Fun fact: it used to be the case that GitHub was actually _less_ reliable if nobody deployed to it… there used to be various resource leaks that we didn’t see when people were deploying all day, since then the app wasn’t getting restarted constantly. After GitHub went down during a holiday break we had volunteers to deploy GitHub once a day during holiday breaks, until the underlying issues were eventually fixed.

everfrustrated 2 hours ago [ - ]

Would love to know more about how they deployed their monolith. If you have anything to share or public links about it.

hosteur 5 hours ago [ - ]

Well, outages seem to be distributed across all days except weekends. So this seems like people fucking around with stuff being a major factor.

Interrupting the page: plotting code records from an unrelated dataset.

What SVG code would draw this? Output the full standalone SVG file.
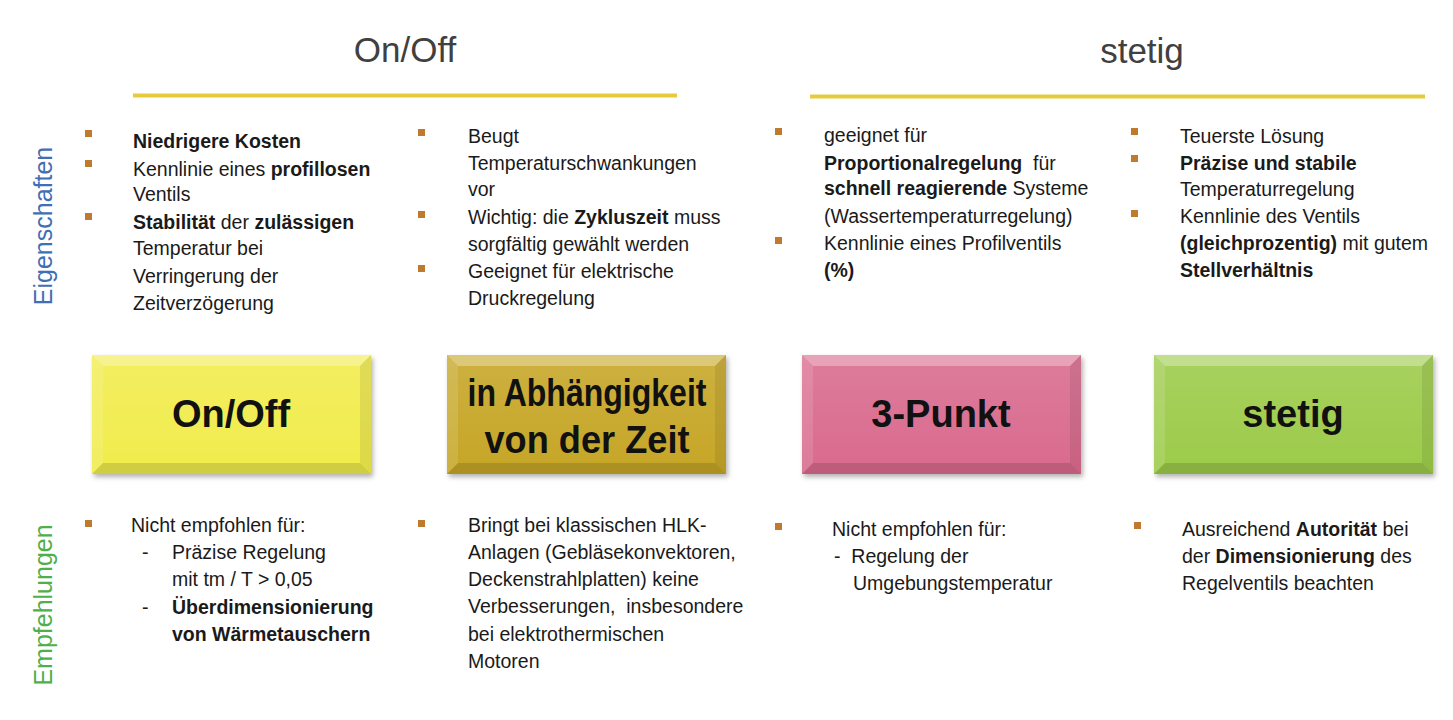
<svg xmlns="http://www.w3.org/2000/svg" xmlns:xlink="http://www.w3.org/1999/xlink" width="1453" height="720" viewBox="0 0 1453 720">
<style>
.hdr{font-family:"Liberation Sans",Arial,sans-serif;font-size:35px;fill:#404040;text-anchor:middle}
.side{font-family:"Liberation Sans",Arial,sans-serif;font-size:25px;text-anchor:middle}
.t{font-family:"Liberation Sans",Arial,sans-serif;font-size:19.5px;fill:#1a1a1a}
.b{font-weight:bold}
.bul{fill:#c07a2e}
.box{font-family:"Liberation Sans",Arial,sans-serif;font-size:38px;font-weight:bold;fill:#111;text-anchor:middle}
.hl{fill:#ffffff;opacity:0.3}
.ll{fill:#ffffff;opacity:0.12}
.rd{fill:#000000;opacity:0.08}
.bd{fill:#000000;opacity:0.13}
</style>
<defs>
<filter id="sh" x="-10%" y="-10%" width="130%" height="140%">
<feDropShadow dx="2" dy="3" stdDeviation="2.5" flood-color="#000" flood-opacity="0.3"/>
</filter>
<filter id="lsh" x="-5%" y="-200%" width="110%" height="500%">
<feGaussianBlur stdDeviation="1.2"/>
</filter>
<linearGradient id="face" x1="0" y1="0" x2="0" y2="1">
<stop offset="0" stop-color="#fff" stop-opacity="0.12"/>
<stop offset="1" stop-color="#fff" stop-opacity="0"/>
</linearGradient>
<g id="bevel">
<rect x="0" y="0" width="279" height="119" fill="url(#face)"/>
<polygon class="hl" points="0,0 279,0 268,11 11,11"/>
<polygon class="ll" points="0,0 11,11 11,108 0,119"/>
<polygon class="rd" points="279,0 279,119 268,108 268,11"/>
<polygon class="bd" points="0,119 11,108 268,108 279,119"/>
</g>
</defs>
<rect width="1453" height="720" fill="#ffffff"/>

<g id="header-onoff">
<text class="hdr" x="405" y="62">On/Off</text>
<line x1="133" y1="98" x2="677" y2="98" stroke="#9a9a9a" stroke-width="3" filter="url(#lsh)"/>
<line x1="133" y1="95.5" x2="677" y2="95.5" stroke="#e6cb3c" stroke-width="4"/>
</g>
<g id="header-stetig">
<text class="hdr" x="1142" y="63">stetig</text>
<line x1="810" y1="99" x2="1425" y2="99" stroke="#9a9a9a" stroke-width="3" filter="url(#lsh)"/>
<line x1="810" y1="96.5" x2="1425" y2="96.5" stroke="#e6cb3c" stroke-width="4"/>
</g>

<g id="label-eigenschaften">
<text class="side" fill="#3f6fb5" transform="translate(52,226) rotate(-90)">Eigenschaften</text>
</g>
<g id="label-empfehlungen">
<text class="side" fill="#4faf4a" transform="translate(52,605) rotate(-90)">Empfehlungen</text>
</g>

<g id="props-onoff">
<rect class="bul" x="85" y="130" width="7" height="7"/>
<rect class="bul" x="85" y="160" width="7" height="7"/>
<rect class="bul" x="85" y="213" width="7" height="7"/>
<text class="t" x="133" y="148"><tspan class="b">Niedrigere Kosten</tspan></text>
<text class="t" x="133" y="176">Kennlinie eines <tspan class="b">profillosen</tspan></text>
<text class="t" x="133" y="201">Ventils</text>
<text class="t" x="133" y="229"><tspan class="b">Stabilität</tspan> der <tspan class="b">zulässigen</tspan></text>
<text class="t" x="133" y="255">Temperatur bei</text>
<text class="t" x="133" y="283">Verringerung der</text>
<text class="t" x="133" y="310">Zeitverzögerung</text>
</g>

<g id="props-zeit">
<rect class="bul" x="418" y="129" width="7" height="7"/>
<rect class="bul" x="418" y="211" width="7" height="7"/>
<rect class="bul" x="418" y="265" width="7" height="7"/>
<text class="t" x="468" y="143">Beugt</text>
<text class="t" x="468" y="170">Temperaturschwankungen</text>
<text class="t" x="468" y="196">vor</text>
<text class="t" x="468" y="224">Wichtig: die <tspan class="b">Zykluszeit</tspan> muss</text>
<text class="t" x="468" y="251">sorgfältig gewählt werden</text>
<text class="t" x="468" y="278">Geeignet für elektrische</text>
<text class="t" x="468" y="305">Druckregelung</text>
</g>

<g id="props-3punkt">
<rect class="bul" x="775" y="128" width="7" height="7"/>
<rect class="bul" x="775" y="237" width="7" height="7"/>
<text class="t" x="824" y="142">geeignet für</text>
<text class="t" x="824" y="170"><tspan class="b">Proportionalregelung</tspan>&#160; für</text>
<text class="t" x="824" y="195"><tspan class="b">schnell reagierende</tspan> Systeme</text>
<text class="t" x="824" y="223">(Wassertemperaturregelung)</text>
<text class="t" x="824" y="250">Kennlinie eines Profilventils</text>
<text class="t" x="824" y="277"><tspan class="b">(%)</tspan></text>
</g>

<g id="props-stetig">
<rect class="bul" x="1131" y="128" width="7" height="7"/>
<rect class="bul" x="1131" y="155" width="7" height="7"/>
<rect class="bul" x="1131" y="210" width="7" height="7"/>
<text class="t" x="1180" y="143">Teuerste Lösung</text>
<text class="t" x="1180" y="170"><tspan class="b">Präzise und stabile</tspan></text>
<text class="t" x="1180" y="196">Temperaturregelung</text>
<text class="t" x="1180" y="223">Kennlinie des Ventils</text>
<text class="t" x="1180" y="250"><tspan class="b">(gleichprozentig)</tspan> mit gutem</text>
<text class="t" x="1180" y="277"><tspan class="b">Stellverhältnis</tspan></text>
</g>

<g id="node-onoff">
<rect x="92" y="355" width="279" height="119" fill="#f1ec4c" filter="url(#sh)"/>
<use xlink:href="#bevel" x="92" y="355"/>
<text class="box" x="231" y="427">On/Off</text>
</g>
<g id="node-zeit">
<rect x="447" y="355" width="279" height="119" fill="#c6a626" filter="url(#sh)"/>
<use xlink:href="#bevel" x="447" y="355"/>
<text class="box" x="587" y="406" font-size="39" textLength="239" lengthAdjust="spacingAndGlyphs">in Abhängigkeit</text>
<text class="box" x="587" y="453" font-size="39" textLength="205" lengthAdjust="spacingAndGlyphs">von der Zeit</text>
</g>
<g id="node-3punkt">
<rect x="802" y="355" width="279" height="119" fill="#d96b8e" filter="url(#sh)"/>
<use xlink:href="#bevel" x="802" y="355"/>
<text class="box" x="941" y="427">3-Punkt</text>
</g>
<g id="node-stetig">
<rect x="1154" y="355" width="279" height="119" fill="#9ccb48" filter="url(#sh)"/>
<use xlink:href="#bevel" x="1154" y="355"/>
<text class="box" x="1293" y="427">stetig</text>
</g>

<g id="rec-onoff">
<rect class="bul" x="85" y="520" width="7" height="7"/>
<text class="t" x="131" y="532">Nicht empfohlen für:</text>
<text class="t" x="142" y="559">-</text>
<text class="t" x="172" y="559">Präzise Regelung</text>
<text class="t" x="172" y="586">mit tm / T &gt; 0,05</text>
<text class="t" x="142" y="614">-</text>
<text class="t b" x="172" y="614">Überdimensionierung</text>
<text class="t b" x="172" y="641">von Wärmetauschern</text>
</g>

<g id="rec-zeit">
<rect class="bul" x="418" y="520" width="7" height="7"/>
<text class="t" x="468" y="532">Bringt bei klassischen HLK-</text>
<text class="t" x="468" y="559">Anlagen (Gebläsekonvektoren,</text>
<text class="t" x="468" y="586">Deckenstrahlplatten) keine</text>
<text class="t" x="468" y="613">Verbesserungen,&#160; insbesondere</text>
<text class="t" x="468" y="641">bei elektrothermischen</text>
<text class="t" x="468" y="668">Motoren</text>
</g>

<g id="rec-3punkt">
<rect class="bul" x="775" y="523" width="7" height="7"/>
<text class="t" x="832" y="536">Nicht empfohlen für:</text>
<text class="t" x="834" y="563">-&#160; Regelung der</text>
<text class="t" x="853" y="590">Umgebungstemperatur</text>
</g>

<g id="rec-stetig">
<rect class="bul" x="1134" y="522" width="7" height="7"/>
<text class="t" x="1182" y="536">Ausreichend <tspan class="b">Autorität</tspan> bei</text>
<text class="t" x="1182" y="563">der <tspan class="b">Dimensionierung</tspan> des</text>
<text class="t" x="1182" y="590">Regelventils beachten</text>
</g>
</svg>
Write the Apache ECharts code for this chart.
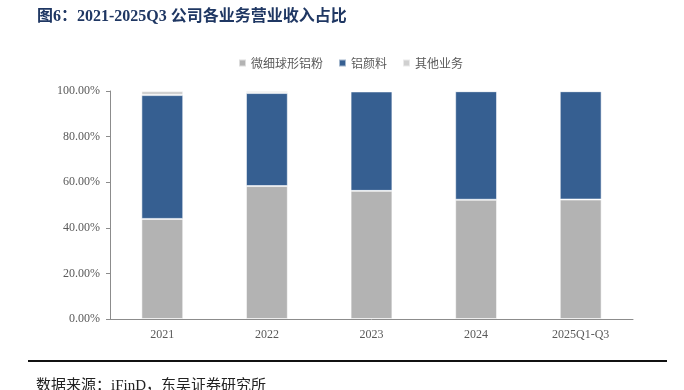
<!DOCTYPE html>
<html>
<head>
<meta charset="utf-8">
<script src="https://cdn.jsdelivr.net/npm/echarts@6/dist/echarts.min.js"></script>
<style>
  html,body{margin:0;padding:0;background:#fff;}
  #main{width:684px;height:390px;}
</style>
</head>
<body>
<div id="main"></div>
<script>
var years = ['2021', '2022', '2023', '2024', '2025Q1-Q3'];
var powderShare = [43.9, 58.3, 56.2, 52.3, 52.4];   // 微细球形铝粉
var pigmentShare = [54.3, 40.8, 43.6, 47.6, 47.5];  // 铝颜料
var otherShare = [1.8, 0.9, 0.2, 0.1, 0.1];         // 其他业务
var yTicks = [0, 20, 40, 60, 80, 100];

var serif = '"Liberation Serif", "Noto Sans CJK SC", serif';
var txtColor = '#595959';

var myChart = echarts.init(document.getElementById('main'));

function barSeries(name, data, color) {
  return {
    name: name,
    type: 'bar',
    stack: 'total',
    barWidth: '40%',
    data: data,
    itemStyle: {
      color: color,
      borderColor: 'rgba(255,255,255,0.55)',
      borderWidth: 1
    }
  };
}

var option = {
  animation: false,
  backgroundColor: '#fff',
  grid: { left: 110, right: 51, top: 91, bottom: 71 },
  legend: {
    top: 52,
    left: 233,
    icon: 'rect',
    itemWidth: 7,
    itemHeight: 7,
    itemGap: 15,
    textStyle: { color: txtColor, fontSize: 12, fontFamily: '"Noto Sans CJK SC", sans-serif' },
    data: ['微细球形铝粉', '铝颜料', '其他业务']
  },
  xAxis: {
    type: 'category',
    data: years,
    axisLine: { lineStyle: { color: '#8c8c8c' } },
    axisTick: { inside: true, length: 4, lineStyle: { color: '#8c8c8c' } },
    axisLabel: { color: txtColor, fontSize: 12, fontFamily: serif, margin: 10 }
  },
  yAxis: {
    type: 'value',
    min: yTicks[0],
    max: yTicks[yTicks.length - 1],
    interval: 20,
    axisLine: { show: true, lineStyle: { color: '#8c8c8c' } },
    axisTick: { show: true, length: 4, lineStyle: { color: '#8c8c8c' } },
    splitLine: { show: false },
    axisLabel: {
      color: txtColor, fontSize: 12, fontFamily: serif, margin: 10,
      formatter: function (v) { return v.toFixed(2) + '%'; }
    }
  },
  series: [
    barSeries('微细球形铝粉', powderShare, '#b3b3b3'),
    barSeries('铝颜料', pigmentShare, '#365f91'),
    barSeries('其他业务', otherShare, '#d0d0d0')
  ],
  graphic: [
    {
      type: 'text', left: 37, top: 9,
      style: {
        text: '图6：2021-2025Q3 公司各业务营业收入占比',
        fill: '#1f3763',
        font: 'bold 16px "Liberation Serif", "Noto Sans CJK SC", serif'
      }
    },
    {
      type: 'rect',
      shape: { x: 28, y: 360, width: 639, height: 2 },
      style: { fill: '#111' }
    },
    {
      type: 'text', left: 36, top: 379,
      style: {
        text: '数据来源：iFinD，东吴证券研究所',
        fill: '#222',
        font: '15px "Liberation Serif", "Noto Sans CJK SC", serif'
      }
    }
  ]
};
myChart.setOption(option);
</script>
</body>
</html>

samlinnfer 5 hours ago [ - ]

Surely it just means more people working, resulting in more load, resulting in more outages?

pwagland 5 hours ago [ - ]

Or even both. In any kind of continuous deployment, you'd expect outages at the point of deployment, or shortly thereafter as the unintended consequences ripple.

Then the load during the working days makes those ripples larger and into outages.

embedding-shape 5 hours ago [ - ]

Most outages are caused by changes by humans ("actors"?), very rarely are things "People just dig our stuff so much we can't keep up" but more often "We didn't think about this performance drawback when we built thing X, now it's hurting us", and of course, more outages when you try to fix those issues without fully considering the scope and impact.